Petrol price cap to go up in May

The price cap of retail gasoline in Cambodia will increase for 10 days this month, according to a Ministry of Commerce announcement which cited fluctuations in the international market as the cause.

Issued by the ministry on Sunday, the announcement stated that the price cap for regular gasoline will climb from 4,100 riel to 4,150 riel by May 21. The price of diesel will rise by 100 riel and hit 4,000 riel by then.

In a press conference on Friday, the Ministry of Commerce sought to dispel rumours that the rising price was connected to the upcoming national elections on July 29.

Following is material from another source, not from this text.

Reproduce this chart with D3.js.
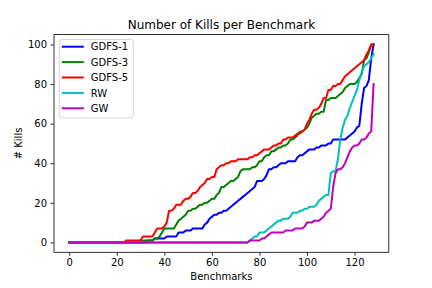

Seang Thai, spokesman at the ministry, explained that the formula devised for petrol pricing relied heavily on international oil prices, especially the rate it is traded at in Singapore.

The Ministry of Commerce recalculates the retail fuel price cap every 10 days.

Despite the fact that the Kingdom currently fills all of its oil needs by importing, Cheap Sour, spokesman for the Ministry of Mines and Energy, was optimistic last week about how the project to drill on one of the country’s offshore blocks could prove beneficial.

“We hope that the gasoline price in the country will be better than it is now, as we will have both a local oil refinery and oil production,” he said, adding that revenues from the oil production would go toward development of Cambodia’s infrastructure as well as its education and health sectors.

KrisEnergy plans to produce oil from Cambodia’s offshore Block A oil deposit next year and plans to invest more than $30 million in the project this year, according to its 2017 annual report.

The Singapore-based energy company secured a petroleum licence for Block A from the Cambodian government in August last year, allowing it to pull oil from the 3,083-square-kilometre plot in the Gulf of Thailand.

The $1.6 billion project was funded and is being constructed primarily by Chinese state-run firms, and it is unclear if either the refinery or Block A’s oil reserves will benefit Cambodia’s domestic petroleum market.